January 2007

I didn't think I would live this long. I didn't imagine the day when I wasn't Spinoza alone with my polished glass spheres, when I'd sit in pajamas after two beers—when I would feel the pull of anyone else on my heart.

I'm sorry for mocking the child that lives in you. Her short hair is lovely, and it doesn't matter what bra she will wear in ten years.

I just—am I afraid? I want to be so good, I want—maybe you've seen them. There is an army of sneers. There are so many bigots in Umatilla with twisted mushrooms hearts. I have heard too many jokes—just jokes?—that made my blood boil. I want to show them that compassion and patience are enough.

I want to reach out to alienated anarchists with grimaces for those who wear ties—they're people! Their bodies are asymmetrical, their genitals are flaccid, they have the same birthmarks you do.

And I want to prove that Umatilla isn't hopeless, to show New Jersey that the South can be deep, that a skyscraper is not tall enough. I want to nail it, to kill it so you feel how lonely it can get no matter where you go, how the heart knocks against the ribcage—I have tears in my eyes and I'm keeping perfect grammar—how silly.

If I have gotten grease on your songs of childhood, have asked you what you fear, I am sorry, I just—you can be a child if you want—I don't want someone to steal it from you, even if I must ask loudly, if coarsely. There are too many children who have been robbed and now they are geysers of blood who spit blood and taste blood—beaten girls with split lips whose skin rots off. We wound without knowing—and I have failed, my god, I have failed so many times.

I will forget even this, but not completely, so whatever remains to move me, don't let me forget that I, here, just want a family again—and it doesn't mean we go back into the womb or pretend that there is no womb. There is—but a monkey's life is so much more than ramming and receiving. There is the sun, these fruits and bugs and shining pools of rain on the ground that take in the stars by night.

I just want to look down for once in my monkey life and see the stars, drink the fruit, fall asleep with you and have faith that for one night—please, just one—we have seen the very same stars. I'm sorry I don't move you, haven't suffered as you have, haven't been braver, have my limbs, sorry for my irony, like it can save anything—and even grateful for it to laugh—just once—to laugh.

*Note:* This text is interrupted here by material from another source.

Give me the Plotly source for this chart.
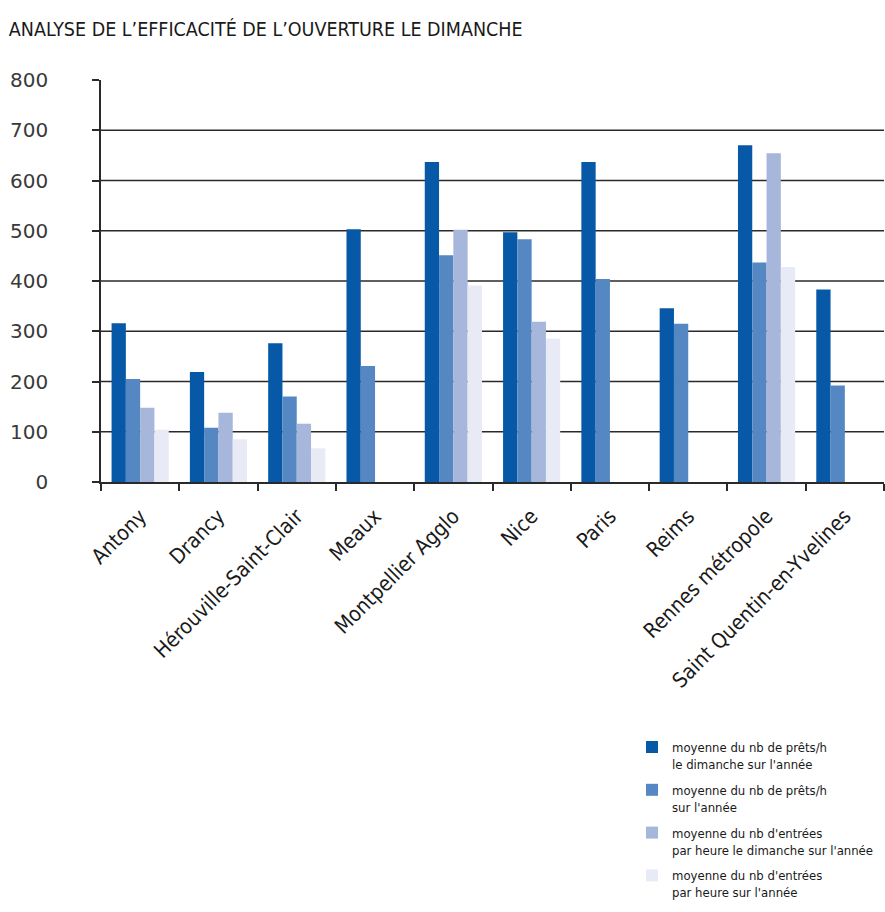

Let us get good and pull us together. I know you are trying. I am sorry to the people I have been and accept my apologies from the future. I understand I don't matter: I give up my past to fill the present, to strike hard and hot and turn the earth to steel and plastic so that you have a doll to hold when you are three years old, so we have wires between North Carolina in January and wherever and whenever you are—so we see ever more, so that now we are in the puddle with the stars and that tree and its rosy fruit hanging behind us, colorless in the night, and the orange of the firelight on our furry faces. We are teenagers and will die teenagers, so let's widen the puddle—it's not a symbol but a puddle in the soil and the sun will dry it in the morning and I will forget my hands and my past and die—just to believe that you are me and I am you, that your shoulder is sore, that you are dressed in dirty clothing, your nose is running, and your parents have smoked for decades, that we are filthy and we are children and we are so, oh my god, so old—

that we have both cried and scrawled. And I look at you and it moves down into me, to the bottom of every ocean, across every sea, from seed to redwood, inside each mitochondrion humming in every cell.

We were the same cell a million years ago in some primate Eve's womb—all the same stupid, beautiful thing.

It's not a sermon, it's just me crying out. I'm not good enough, but I'm gonna try. I don't know what else to do. I'll learn to drum and dance, to fence and speak Farsi, learn what you have been, sister, mother, bacterium a billion dead, because I need to live it, every second, more and more, let me bring you in, lift you up and for one second, you are here with tears that will not leave your eyes, you are me, you are typing, I can't .. I can't end it, this is too long already, but it is so good, life, you, you, you. I can't not try every symbol I know. Please let me have been brave, have tried; let me be Clotho and Lachesis, let me be the Muses, let's just be Jesus together, let's take him down from the cross and take our turns climbing up there, and when we have all bled—but not died, he doesn't have to die, we don't have to die—then, then we can go on living, however dirty, however long we wait alone, just believe it. Let me birth you, let me cradle you as you sleep, let us get sick together, let us spend a year alone together, let us even cheat on each other together.

Let us launch a thousand ships and sail to kill each other together. You, you you you you and Eris and Jesus and every Nazi and every person who died alone of the plague, every dead dinosaur who saw those fateful comet photons and my little bird, you and me, and all of it, all of it, please.